Through the years I've known Della, I've never seen her not smile genuinely at others, even at the height of her pain. I've never seen her stunning blue eyes not light up when she greets someone; have never heard her complain--acknowledge her sadness, yes, but without ever a hint of "why?" in her voice. I have always looked forward to seeing her. She gives joy to anyone she meets or greets. I have reminded myself of her elegant strength and grace more times than I can count, but especially when loss has visited my life.
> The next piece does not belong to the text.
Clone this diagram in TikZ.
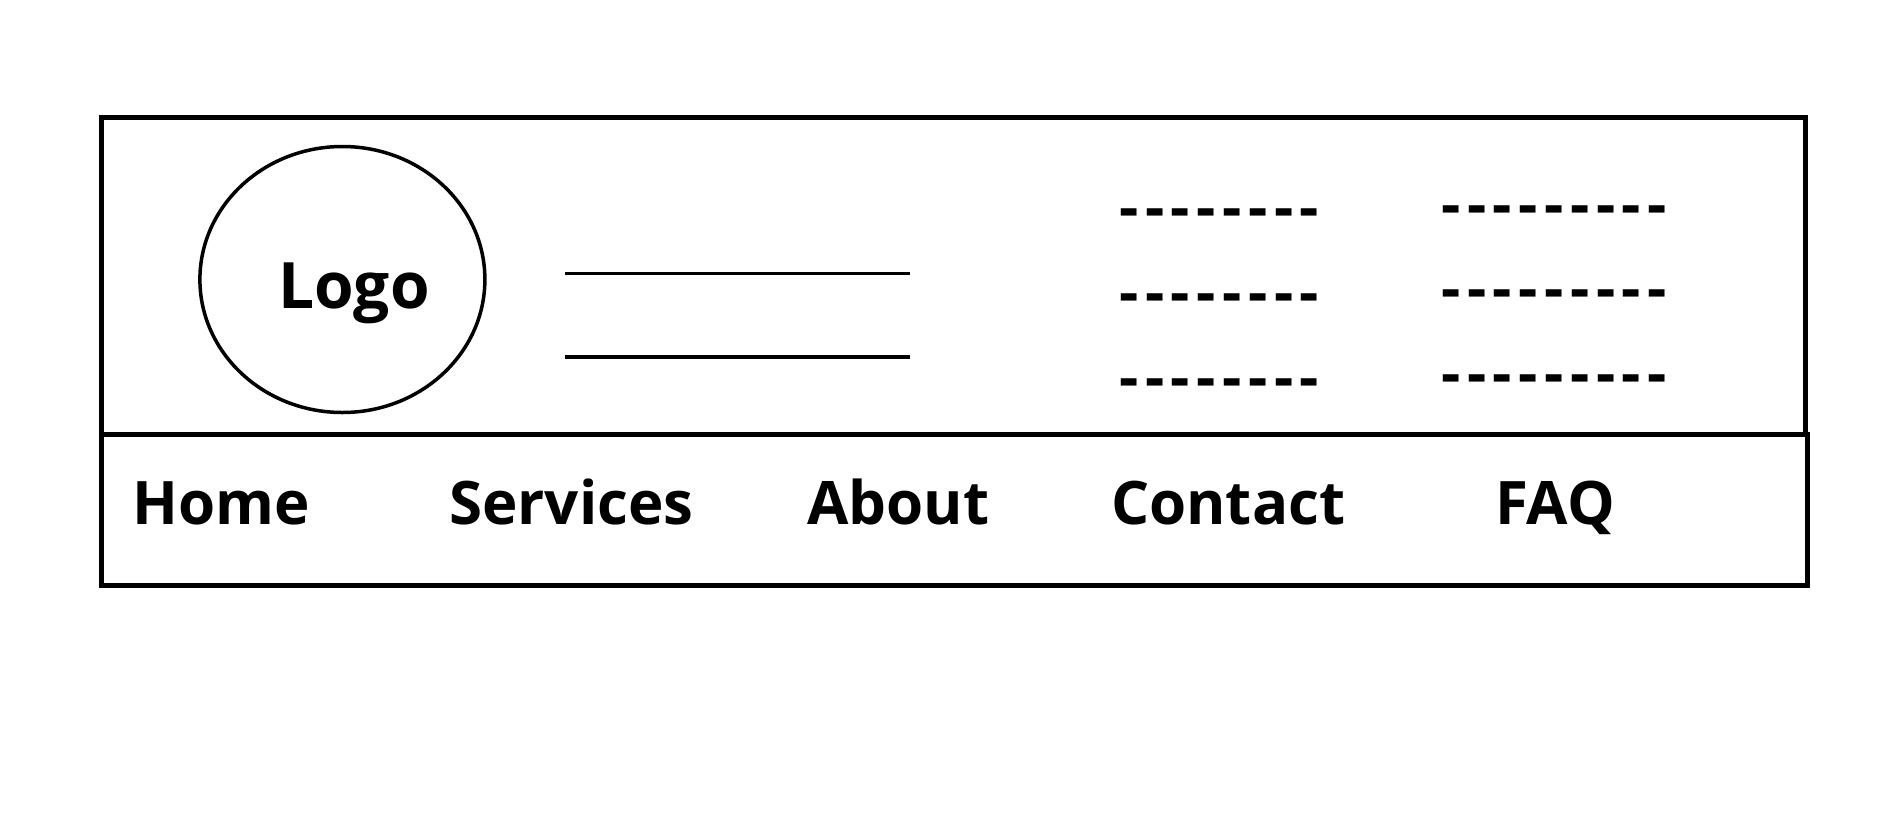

As she lay in her bed in the hospice room, she smiled at me as beautifully as always. Her eyes looked a little less bright, but only a little. Their spark still shines through. I told her how much her presence in my life has meant to me, especially her example of surviving great loss and pain with grace, always maintaining her kindness and service to others. She is 92.
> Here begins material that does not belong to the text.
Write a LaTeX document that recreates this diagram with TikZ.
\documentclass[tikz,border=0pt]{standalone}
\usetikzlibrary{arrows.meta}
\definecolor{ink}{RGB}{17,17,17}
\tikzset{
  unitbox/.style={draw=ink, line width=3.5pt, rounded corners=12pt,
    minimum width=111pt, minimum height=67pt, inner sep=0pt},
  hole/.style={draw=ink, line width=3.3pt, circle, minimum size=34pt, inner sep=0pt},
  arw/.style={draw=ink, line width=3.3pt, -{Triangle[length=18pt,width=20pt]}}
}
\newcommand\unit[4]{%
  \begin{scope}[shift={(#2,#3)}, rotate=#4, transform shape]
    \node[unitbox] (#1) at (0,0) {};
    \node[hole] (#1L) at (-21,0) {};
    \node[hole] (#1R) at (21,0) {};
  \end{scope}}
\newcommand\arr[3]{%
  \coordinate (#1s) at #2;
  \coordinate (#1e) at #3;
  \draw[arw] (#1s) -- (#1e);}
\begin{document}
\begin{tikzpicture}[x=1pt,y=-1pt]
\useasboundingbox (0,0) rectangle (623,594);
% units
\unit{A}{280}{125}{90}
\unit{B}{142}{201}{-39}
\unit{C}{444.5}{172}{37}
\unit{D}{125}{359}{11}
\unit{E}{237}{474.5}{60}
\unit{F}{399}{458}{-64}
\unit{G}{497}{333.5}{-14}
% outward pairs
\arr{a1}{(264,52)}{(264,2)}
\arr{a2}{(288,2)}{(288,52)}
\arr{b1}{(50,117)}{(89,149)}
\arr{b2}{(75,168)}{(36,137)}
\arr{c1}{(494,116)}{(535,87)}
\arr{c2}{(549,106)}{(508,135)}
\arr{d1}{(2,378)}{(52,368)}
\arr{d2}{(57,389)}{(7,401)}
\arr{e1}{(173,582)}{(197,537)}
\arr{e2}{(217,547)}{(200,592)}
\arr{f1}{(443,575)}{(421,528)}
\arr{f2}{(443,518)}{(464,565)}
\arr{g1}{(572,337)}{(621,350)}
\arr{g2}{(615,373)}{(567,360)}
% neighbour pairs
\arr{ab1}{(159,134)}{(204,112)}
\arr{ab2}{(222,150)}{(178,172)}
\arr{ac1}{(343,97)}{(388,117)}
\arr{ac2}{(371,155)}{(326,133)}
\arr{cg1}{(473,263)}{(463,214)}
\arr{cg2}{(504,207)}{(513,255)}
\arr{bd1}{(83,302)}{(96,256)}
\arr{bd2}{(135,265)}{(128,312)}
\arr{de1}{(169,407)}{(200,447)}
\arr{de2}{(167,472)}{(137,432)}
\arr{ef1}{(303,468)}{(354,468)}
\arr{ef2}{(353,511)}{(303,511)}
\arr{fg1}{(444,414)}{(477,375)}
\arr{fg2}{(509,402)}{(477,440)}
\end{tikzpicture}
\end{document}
My friend's example serves us all well. She determined not to let any loss keep her from living a meaningful life or to lose her joy, even the loss of two of her children, and two of her grandchildren--the toughest kind of loss there is. It took great will and strength for her to do this.
Our lives are not about ease, much as the advertising that surrounds us pushes us to believe. And pain does not mark the absence of success. It is woven into the fabric of life; even the pain that sears our souls and is so great we don't know how to begin to face it. Even that pain is part of life. I don't know if I will ever be comfortable with this fact. I'm not sure I'll ever fully accept it, but I do acknowledge it.
This Christmas and holiday season, our nation faces unspeakable shared pain. Even those not personally involved in the Sandy Hook tragedy hear news of it everyday. If you are like me, this news affects you. It hurts deeply. It often makes me feel that I am powerless to "do" anything. And, being powerless, perhaps I should just burrow into my small house and act like the dangerous world doesn't exist. I could. I can hear an old black-and-white movie and a bowl of popcorn calling me...
I plan to listen to the news not more than once a day. I plan to look for people right here, right now that need some dose of joy. Perhaps I can offer stress-sympathy to the harried department store clerk or the long-suffering post-office employee, send a long note to the friend facing her first Christmas without her mom, or visit the friend whose example has nourished me for more than a decade and now whose leaving I must face. I feel less brave about the world, thinking of Della not being physically present in it, but her example of a life bravely and beautifully lived will live on.... My prayer this Christmas is for God to grant me the capacity to have that example live on in me.